#### [THE TASK]
Can you write out the whole listing exactly?

#### [DATA BLOCK]
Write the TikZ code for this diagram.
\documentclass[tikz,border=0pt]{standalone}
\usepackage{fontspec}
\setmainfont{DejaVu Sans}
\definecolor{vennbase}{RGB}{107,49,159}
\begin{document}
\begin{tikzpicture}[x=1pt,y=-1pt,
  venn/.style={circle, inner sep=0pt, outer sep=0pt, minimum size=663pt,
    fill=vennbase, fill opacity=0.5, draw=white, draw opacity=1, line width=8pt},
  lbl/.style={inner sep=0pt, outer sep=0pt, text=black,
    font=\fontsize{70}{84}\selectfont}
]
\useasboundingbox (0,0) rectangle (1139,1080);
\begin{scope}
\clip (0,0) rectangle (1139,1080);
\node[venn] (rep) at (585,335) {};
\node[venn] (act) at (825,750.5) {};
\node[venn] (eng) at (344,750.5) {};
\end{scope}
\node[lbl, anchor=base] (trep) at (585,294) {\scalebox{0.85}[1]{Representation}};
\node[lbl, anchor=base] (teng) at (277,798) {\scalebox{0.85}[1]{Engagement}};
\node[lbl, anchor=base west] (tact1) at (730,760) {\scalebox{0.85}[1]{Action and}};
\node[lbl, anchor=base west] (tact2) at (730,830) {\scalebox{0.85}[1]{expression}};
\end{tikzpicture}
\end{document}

#### [THE RESPONSE]
Write the TikZ code for this diagram.
\documentclass[tikz,border=0pt]{standalone}
\usepackage{fontspec}
\setmainfont{DejaVu Sans}
\definecolor{vennbase}{RGB}{107,49,159}
\begin{document}
\begin{tikzpicture}[x=1pt,y=-1pt,
  venn/.style={circle, inner sep=0pt, outer sep=0pt, minimum size=663pt,
    fill=vennbase, fill opacity=0.5, draw=white, draw opacity=1, line width=8pt},
  lbl/.style={inner sep=0pt, outer sep=0pt, text=black,
    font=\fontsize{70}{84}\selectfont}
]
\useasboundingbox (0,0) rectangle (1139,1080);
\begin{scope}
\clip (0,0) rectangle (1139,1080);
\node[venn] (rep) at (585,335) {};
\node[venn] (act) at (825,750.5) {};
\node[venn] (eng) at (344,750.5) {};
\end{scope}
\node[lbl, anchor=base] (trep) at (585,294) {\scalebox{0.85}[1]{Representation}};
\node[lbl, anchor=base] (teng) at (277,798) {\scalebox{0.85}[1]{Engagement}};
\node[lbl, anchor=base west] (tact1) at (730,760) {\scalebox{0.85}[1]{Action and}};
\node[lbl, anchor=base west] (tact2) at (730,830) {\scalebox{0.85}[1]{expression}};
\end{tikzpicture}
\end{document}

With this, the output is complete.